Source records.
[start]
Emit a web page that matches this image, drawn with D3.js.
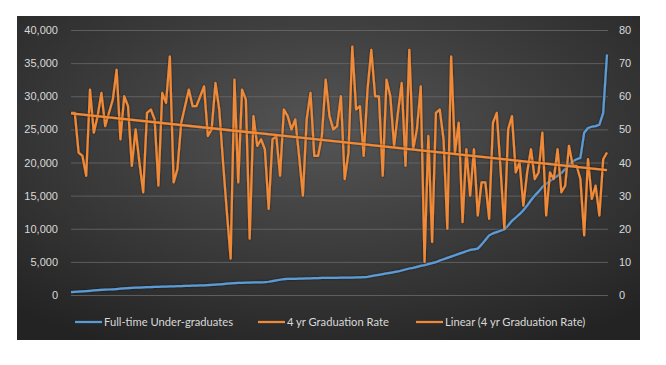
<!DOCTYPE html>
<html>
<head>
<meta charset="utf-8">
<script src="https://cdn.jsdelivr.net/npm/d3@7"></script>
<style>
  body { margin: 0; background: #fff; }
  svg { display: block; font-family: Lato, "Open Sans", sans-serif; }
  .tick text { fill: #d9d9d9; font-size: 11px; }
  .legend text { fill: #d9d9d9; font-size: 11.2px; }
</style>
</head>
<body>
<svg id="chart" width="666" height="365"></svg>
<script>
// full-time undergrads (sorted), one per school
var undergrads = [
  450, 480, 520, 560, 600, 640, 680, 720, 760, 800,
  830, 860, 900, 950, 1000, 1050, 1080, 1100, 1120, 1150,
  1180, 1200, 1210, 1230, 1250, 1270, 1290, 1310, 1330, 1350,
  1370, 1390, 1410, 1430, 1450, 1470, 1500, 1530, 1560, 1600,
  1650, 1700, 1750, 1800, 1820, 1840, 1860, 1880, 1900, 1900,
  1920, 1950, 2000, 2100, 2200, 2300, 2400, 2420, 2440, 2450,
  2460, 2480, 2500, 2520, 2540, 2560, 2570, 2580, 2590, 2600,
  2600, 2610, 2620, 2630, 2640, 2650, 2660, 2700, 2750, 2850,
  2950, 3050, 3150, 3250, 3350, 3450, 3550, 3700, 3850, 4000,
  4100, 4250, 4400, 4500, 4650, 4800, 4950, 5200, 5400, 5600,
  5800, 6000, 6200, 6400, 6600, 6800, 6900, 7000, 7600, 8300,
  9000, 9300, 9500, 9700, 9900, 10500, 11200, 11700, 12200, 12800,
  13500, 14300, 15000, 15600, 16300, 16800, 17200, 17600, 18000, 18400,
  19000, 19600, 20200, 20500, 20700, 24500, 25200, 25400, 25500, 25700,
  27500, 36300
];

// 4 yr graduation rate (%), same order
var gradRate = [
  55, 55, 43, 42, 36, 62, 49, 54, 61, 51, 55, 59, 68, 47, 60, 57, 39, 50, 40, 31, 55, 56, 53,
  33, 61, 58, 72, 34, 38, 52, 57, 62, 57, 57, 60, 63, 48, 50, 64, 56, 40, 25, 11, 65, 34, 62, 59, 17,
  54, 45, 47, 44, 26, 47, 48, 36, 56, 54, 50, 53, 42, 30, 53, 61, 42, 42, 48, 65, 54, 50, 51, 60,
  35, 43, 75, 56, 57, 42, 62, 74, 60, 60, 36, 65, 60, 45, 55, 64, 39, 74, 44, 50,
  63, 10, 48, 16, 55, 56, 47, 20, 72, 43, 52, 22, 44, 30, 44, 24, 34, 34, 23, 52,
  55, 38, 20, 50, 54, 37, 40, 27, 37, 44, 35, 37, 49, 24, 37, 35, 44, 31, 33, 45,
  39, 39, 35, 18, 41, 29, 33, 24, 41, 43
];

var leftTicks  = [0, 5000, 10000, 15000, 20000, 25000, 30000, 35000, 40000];
var rightTicks = [0, 10, 20, 30, 40, 50, 60, 70, 80];
var seriesNames = ["Full-time Under-graduates", "4 yr Graduation Rate", "Linear (4 yr Graduation Rate)"];

var blue   = "#5b9bd5";
var orange = "#f08a38";

var svg = d3.select('#chart');

var defs = svg.append("defs");
var grad = defs.append("radialGradient")
  .attr("id", "bg")
  .attr("cx", "50%").attr("cy", "35%").attr("r", "75%");
grad.append("stop").attr("offset", "0%").attr("stop-color", "#555555");
grad.append("stop").attr("offset", "100%").attr("stop-color", "#232323");

var shadow = defs.append("filter").attr("id", "shadow")
  .attr("x", "-5%").attr("y", "-5%").attr("width", "110%").attr("height", "110%");
shadow.append("feDropShadow")
  .attr("dx", 0).attr("dy", 0).attr("stdDeviation", 1.3)
  .attr("flood-color", "#000").attr("flood-opacity", 0.6);

svg.append("rect")
  .attr("x", 17).attr("y", 16)
  .attr("width", 623).attr("height", 324)
  .attr("fill", "url(#bg)");

var x = d3.scaleLinear().domain([0, gradRate.length - 1]).range([71, 607]);
var yLeft  = d3.scaleLinear().domain([0, 40000]).range([295, 30]);
var yRight = d3.scaleLinear().domain([0, 80]).range([295, 30]);

// gridlines
svg.append("g")
  .selectAll("line")
  .data(leftTicks)
  .enter()
  .append("line")
  .attr("x1", 71).attr("x2", 608)
  .attr("y1", d => yLeft(d) + 0.5).attr("y2", d => yLeft(d) + 0.5)
  .attr("stroke", "#6a6a6a")
  .attr("stroke-width", 0.8);

var leftAxis = svg.append("g")
  .attr("transform", "translate(58,0)")
  .call(d3.axisLeft(yLeft).tickValues(leftTicks).tickSize(0).tickPadding(0).tickFormat(d3.format(",")));
leftAxis.select(".domain").remove();

var rightAxis = svg.append("g")
  .attr("transform", "translate(619,0)")
  .call(d3.axisRight(yRight).tickValues(rightTicks).tickSize(0).tickPadding(0));
rightAxis.select(".domain").remove();

// series
var blueLine = d3.line()
  .x((d, i) => x(i))
  .y(d => yLeft(d));

var rateLine = d3.line()
  .x((d, i) => x(i))
  .y(d => yRight(d));

svg.append("path")
  .datum(undergrads)
  .attr("d", blueLine)
  .attr("fill", "none")
  .attr("stroke", blue)
  .attr("stroke-width", 2.25)
  .attr("stroke-linejoin", "round")
  .attr("filter", "url(#shadow)");

svg.append("path")
  .datum(gradRate)
  .attr("d", rateLine)
  .attr("fill", "none")
  .attr("stroke", orange)
  .attr("stroke-width", 2.25)
  .attr("stroke-linejoin", "round")
  .attr("filter", "url(#shadow)");

// least squares trend, like Excel's linear trendline
var n = gradRate.length;
var meanX = d3.mean(gradRate, (d, i) => i);
var meanY = d3.mean(gradRate);
var slope = d3.sum(gradRate, (d, i) => (i - meanX) * (d - meanY)) /
            d3.sum(gradRate, (d, i) => (i - meanX) * (i - meanX));
var icpt = meanY - slope * meanX;
var trend = [icpt, icpt + slope * (n - 1)];

svg.append("line")
  .attr("x1", x(0)).attr("y1", yRight(trend[0]))
  .attr("x2", x(n - 1)).attr("y2", yRight(trend[1]))
  .attr("stroke", orange)
  .attr("stroke-width", 2.25)
  .attr("filter", "url(#shadow)");

// legend
var legendX = [75, 258, 416];
var legendColors = [blue, orange, orange];
var legend = svg.append("g").attr("class", "legend");

legend.selectAll("line")
  .data(seriesNames)
  .enter()
  .append("line")
  .attr("x1", (d, i) => legendX[i]).attr("x2", (d, i) => legendX[i] + 27)
  .attr("y1", 322).attr("y2", 322)
  .attr("stroke", (d, i) => legendColors[i])
  .attr("stroke-width", 2.25);

legend.selectAll("text")
  .data(seriesNames)
  .enter()
  .append("text")
  .attr("x", (d, i) => legendX[i] + 29)
  .attr("y", 326)
  .text(d => d);
</script>
</body>
</html>
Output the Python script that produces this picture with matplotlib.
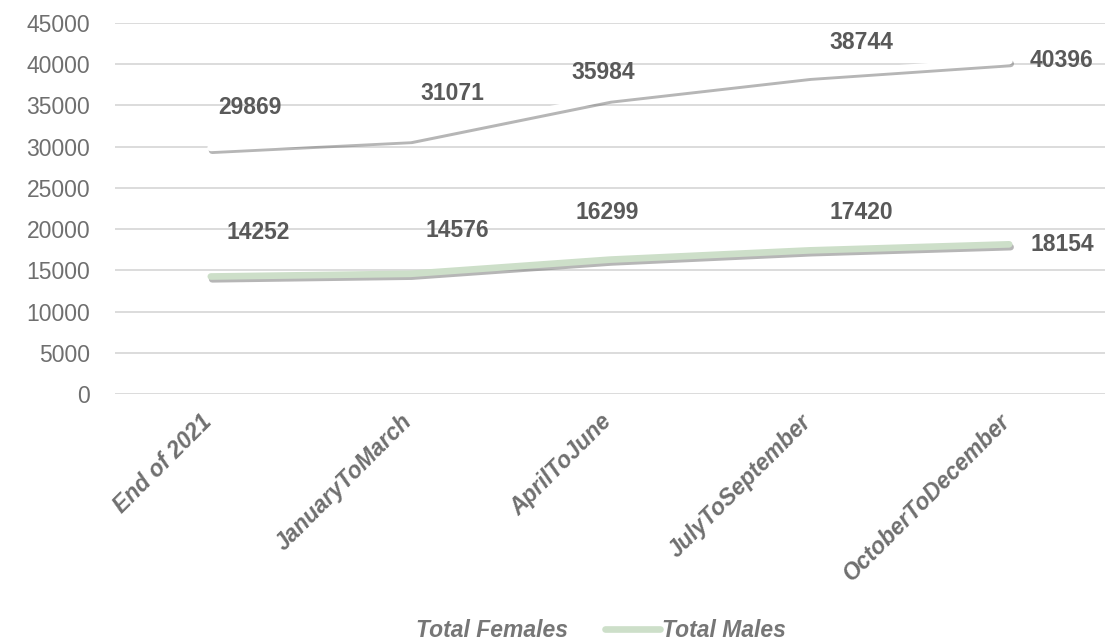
[end]
Prompt. Print all of the records shown above exactly, leaving out each picture.

Solution for this problem.
Emit a web page that matches this image, drawn with D3.js.
<!DOCTYPE html>
<html>
<head>
<meta charset="utf-8">
<script src="https://cdn.jsdelivr.net/npm/d3@7"></script>
<style>
  body { margin: 0; background: #fff; }
  svg { display: block; font-family: Lato, "Open Sans", sans-serif; }
  .tick text { fill: #d9d9d9; font-size: 11px; }
  .legend text { fill: #d9d9d9; font-size: 11.2px; }
</style>
</head>
<body>
<svg id="chart" width="666" height="365"></svg>
<script>
// full-time undergrads (sorted), one per school
var undergrads = [
  450, 480, 520, 560, 600, 640, 680, 720, 760, 800,
  830, 860, 900, 950, 1000, 1050, 1080, 1100, 1120, 1150,
  1180, 1200, 1210, 1230, 1250, 1270, 1290, 1310, 1330, 1350,
  1370, 1390, 1410, 1430, 1450, 1470, 1500, 1530, 1560, 1600,
  1650, 1700, 1750, 1800, 1820, 1840, 1860, 1880, 1900, 1900,
  1920, 1950, 2000, 2100, 2200, 2300, 2400, 2420, 2440, 2450,
  2460, 2480, 2500, 2520, 2540, 2560, 2570, 2580, 2590, 2600,
  2600, 2610, 2620, 2630, 2640, 2650, 2660, 2700, 2750, 2850,
  2950, 3050, 3150, 3250, 3350, 3450, 3550, 3700, 3850, 4000,
  4100, 4250, 4400, 4500, 4650, 4800, 4950, 5200, 5400, 5600,
  5800, 6000, 6200, 6400, 6600, 6800, 6900, 7000, 7600, 8300,
  9000, 9300, 9500, 9700, 9900, 10500, 11200, 11700, 12200, 12800,
  13500, 14300, 15000, 15600, 16300, 16800, 17200, 17600, 18000, 18400,
  19000, 19600, 20200, 20500, 20700, 24500, 25200, 25400, 25500, 25700,
  27500, 36300
];

// 4 yr graduation rate (%), same order
var gradRate = [
  55, 55, 43, 42, 36, 62, 49, 54, 61, 51, 55, 59, 68, 47, 60, 57, 39, 50, 40, 31, 55, 56, 53,
  33, 61, 58, 72, 34, 38, 52, 57, 62, 57, 57, 60, 63, 48, 50, 64, 56, 40, 25, 11, 65, 34, 62, 59, 17,
  54, 45, 47, 44, 26, 47, 48, 36, 56, 54, 50, 53, 42, 30, 53, 61, 42, 42, 48, 65, 54, 50, 51, 60,
  35, 43, 75, 56, 57, 42, 62, 74, 60, 60, 36, 65, 60, 45, 55, 64, 39, 74, 44, 50,
  63, 10, 48, 16, 55, 56, 47, 20, 72, 43, 52, 22, 44, 30, 44, 24, 34, 34, 23, 52,
  55, 38, 20, 50, 54, 37, 40, 27, 37, 44, 35, 37, 49, 24, 37, 35, 44, 31, 33, 45,
  39, 39, 35, 18, 41, 29, 33, 24, 41, 43
];

var leftTicks  = [0, 5000, 10000, 15000, 20000, 25000, 30000, 35000, 40000];
var rightTicks = [0, 10, 20, 30, 40, 50, 60, 70, 80];
var seriesNames = ["Full-time Under-graduates", "4 yr Graduation Rate", "Linear (4 yr Graduation Rate)"];

var blue   = "#5b9bd5";
var orange = "#f08a38";

var svg = d3.select('#chart');

var defs = svg.append("defs");
var grad = defs.append("radialGradient")
  .attr("id", "bg")
  .attr("cx", "50%").attr("cy", "35%").attr("r", "75%");
grad.append("stop").attr("offset", "0%").attr("stop-color", "#555555");
grad.append("stop").attr("offset", "100%").attr("stop-color", "#232323");

var shadow = defs.append("filter").attr("id", "shadow")
  .attr("x", "-5%").attr("y", "-5%").attr("width", "110%").attr("height", "110%");
shadow.append("feDropShadow")
  .attr("dx", 0).attr("dy", 0).attr("stdDeviation", 1.3)
  .attr("flood-color", "#000").attr("flood-opacity", 0.6);

svg.append("rect")
  .attr("x", 17).attr("y", 16)
  .attr("width", 623).attr("height", 324)
  .attr("fill", "url(#bg)");

var x = d3.scaleLinear().domain([0, gradRate.length - 1]).range([71, 607]);
var yLeft  = d3.scaleLinear().domain([0, 40000]).range([295, 30]);
var yRight = d3.scaleLinear().domain([0, 80]).range([295, 30]);

// gridlines
svg.append("g")
  .selectAll("line")
  .data(leftTicks)
  .enter()
  .append("line")
  .attr("x1", 71).attr("x2", 608)
  .attr("y1", d => yLeft(d) + 0.5).attr("y2", d => yLeft(d) + 0.5)
  .attr("stroke", "#6a6a6a")
  .attr("stroke-width", 0.8);

var leftAxis = svg.append("g")
  .attr("transform", "translate(58,0)")
  .call(d3.axisLeft(yLeft).tickValues(leftTicks).tickSize(0).tickPadding(0).tickFormat(d3.format(",")));
leftAxis.select(".domain").remove();

var rightAxis = svg.append("g")
  .attr("transform", "translate(619,0)")
  .call(d3.axisRight(yRight).tickValues(rightTicks).tickSize(0).tickPadding(0));
rightAxis.select(".domain").remove();

// series
var blueLine = d3.line()
  .x((d, i) => x(i))
  .y(d => yLeft(d));

var rateLine = d3.line()
  .x((d, i) => x(i))
  .y(d => yRight(d));

svg.append("path")
  .datum(undergrads)
  .attr("d", blueLine)
  .attr("fill", "none")
  .attr("stroke", blue)
  .attr("stroke-width", 2.25)
  .attr("stroke-linejoin", "round")
  .attr("filter", "url(#shadow)");

svg.append("path")
  .datum(gradRate)
  .attr("d", rateLine)
  .attr("fill", "none")
  .attr("stroke", orange)
  .attr("stroke-width", 2.25)
  .attr("stroke-linejoin", "round")
  .attr("filter", "url(#shadow)");

// least squares trend, like Excel's linear trendline
var n = gradRate.length;
var meanX = d3.mean(gradRate, (d, i) => i);
var meanY = d3.mean(gradRate);
var slope = d3.sum(gradRate, (d, i) => (i - meanX) * (d - meanY)) /
            d3.sum(gradRate, (d, i) => (i - meanX) * (i - meanX));
var icpt = meanY - slope * meanX;
var trend = [icpt, icpt + slope * (n - 1)];

svg.append("line")
  .attr("x1", x(0)).attr("y1", yRight(trend[0]))
  .attr("x2", x(n - 1)).attr("y2", yRight(trend[1]))
  .attr("stroke", orange)
  .attr("stroke-width", 2.25)
  .attr("filter", "url(#shadow)");

// legend
var legendX = [75, 258, 416];
var legendColors = [blue, orange, orange];
var legend = svg.append("g").attr("class", "legend");

legend.selectAll("line")
  .data(seriesNames)
  .enter()
  .append("line")
  .attr("x1", (d, i) => legendX[i]).attr("x2", (d, i) => legendX[i] + 27)
  .attr("y1", 322).attr("y2", 322)
  .attr("stroke", (d, i) => legendColors[i])
  .attr("stroke-width", 2.25);

legend.selectAll("text")
  .data(seriesNames)
  .enter()
  .append("text")
  .attr("x", (d, i) => legendX[i] + 29)
  .attr("y", 326)
  .text(d => d);
</script>
</body>
</html>
Output the Python script that produces this picture with matplotlib.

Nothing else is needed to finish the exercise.